If Liz runs on a campaign to clean up Wall Street, regulate it, and deter crimes by enforcing laws, she will likely gain the backing of many national organizations, including the labor movement, which share this agenda. And a campaign that garners support, and funding, nationally would add significantly to her advantage, and to our chances of combatting the kleptocracy in courts of law.
Liz Holtzman served four terms in the U.S. House of Representatives and was the youngest woman elected to Congress, where she quickly took a leading role in the impeachment of President Richard Nixon. She served two terms as the first woman elected District Attorney of Kings County (Brooklyn) and served as the first woman elected New York City Comptroller.
Before any of that, she co-founded Law Students Civil Rights Research Council, which recruited law students to work in the civil rights movement in the South. In 1963 she worked for a civil rights lawyer in Georgia. In 1964 she interned for the NAACP and helped write a brief on the first anti-miscegenation case.
Holtzman entered Congress in 1973 and took a seat on the House Judiciary Committee, just in time to pursue the impeachment of a lawless president. She gained national attention for her work on that impeachment, and for her questioning of President Gerald Ford about his pardoning of Nixon. She then gained international attention by exposing the presence of Nazi war criminals in the United States and forcing the creation of a special Justice Department unit to bring them to justice. Holtzman led committee work and passed legislation on a wide range of issues in Congress, but in the area of justice alone it is worth noting that she co-authored the special prosecutor law and brought a lawsuit challenging Nixon’s unauthorized bombing of Cambodia.
Serving as District Attorney in Brooklyn from 1982 to 1989, Holtzman played a key role in ending racial discrimination in jury selection, led the effort to reform New York’s rape and child molestation laws, persuaded the Court of Appeals to allow prosecution for marital rape, and created the first environmental crimes bureau in the state.
I didn’t know Liz for most of this history, but I can understand how she got so much done everywhere she went, because I saw her advocacy work during the Bush-Cheney era.
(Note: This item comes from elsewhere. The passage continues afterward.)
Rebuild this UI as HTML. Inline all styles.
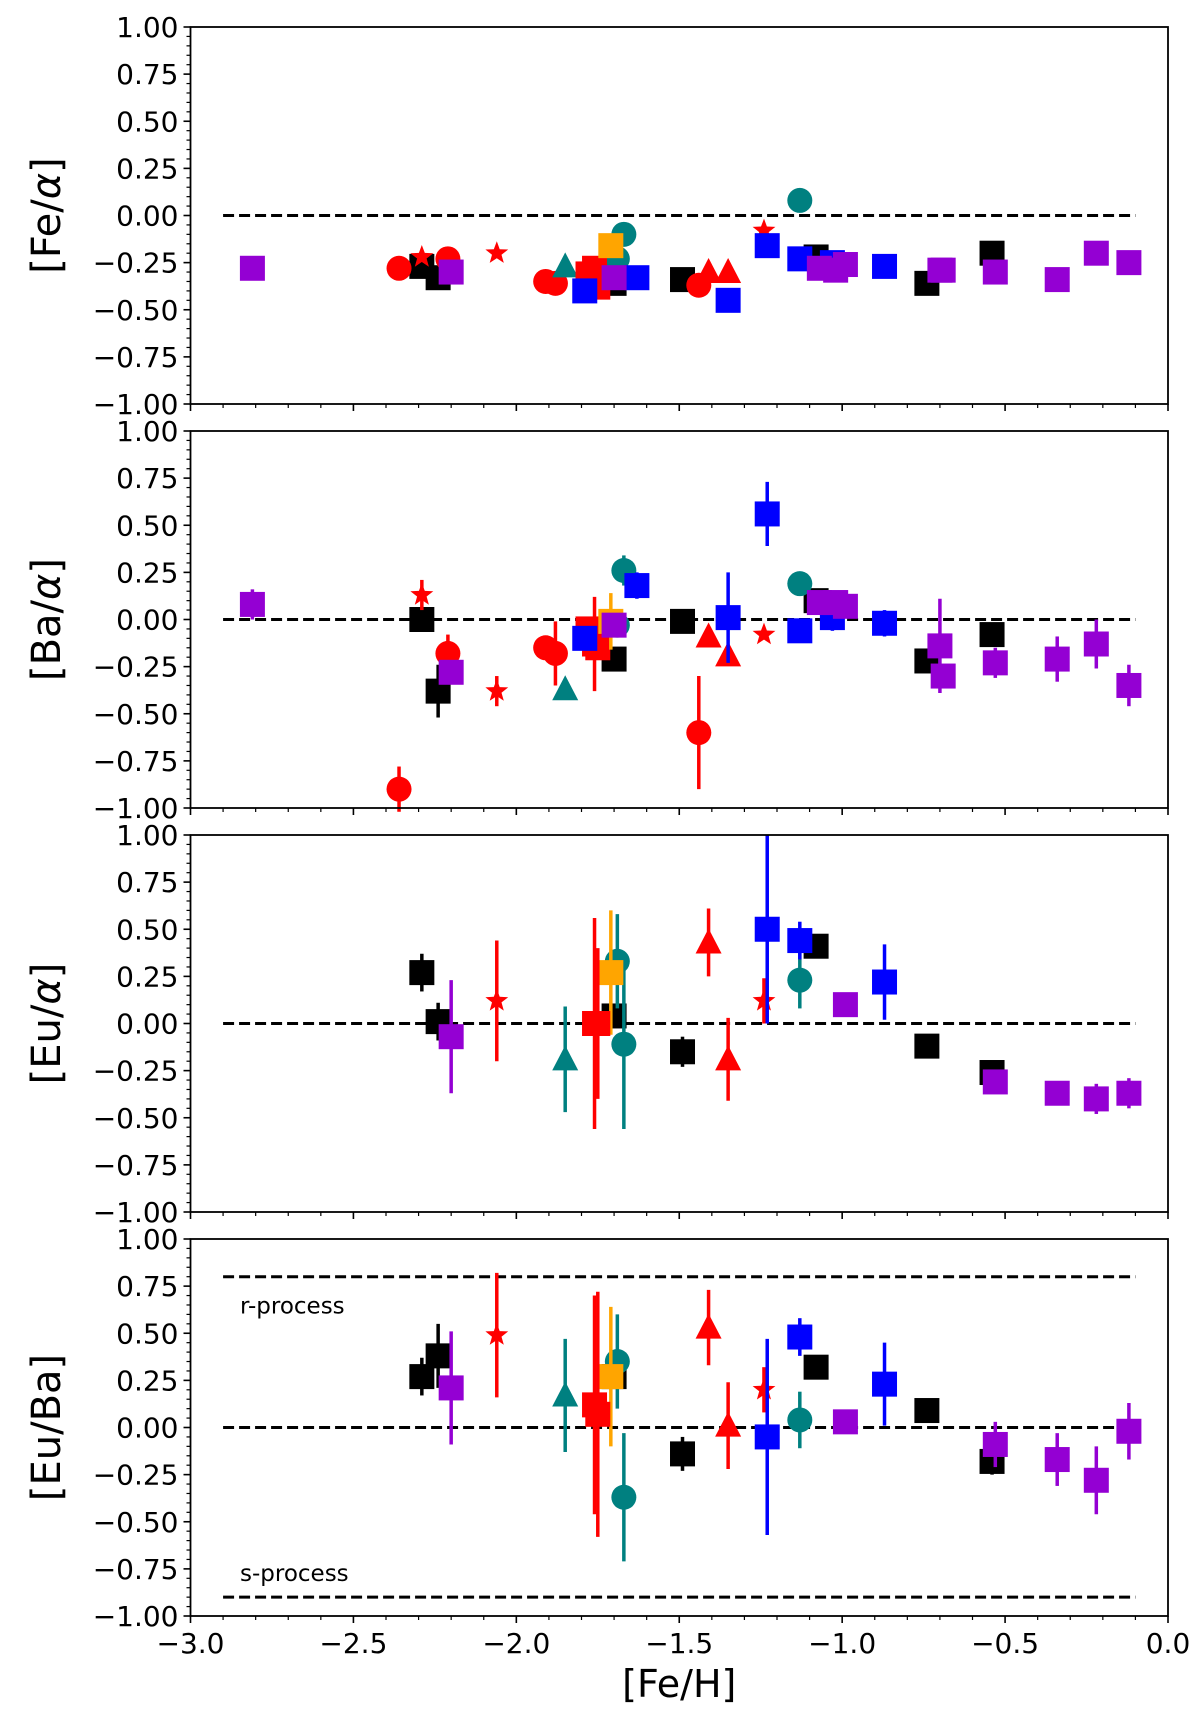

She was one of the most articulate, authoritative, persuasive, and energizing speakers, writers, and agitators against warrantless spying, torture, the occupation of Iraq, and the erosion of the rule of law in our federal government. In 2006, she published, together with Cynthia Cooper, “The Impeachment of George W. Bush: A Practical Guide for Concerned Citizens.”
The wisdom of letting Bush, Cheney, and all of their cronies skate has been losing a little of its shine these past few years. Someone who was wise enough to speak up may find New Yorkers wanting to listen to her now.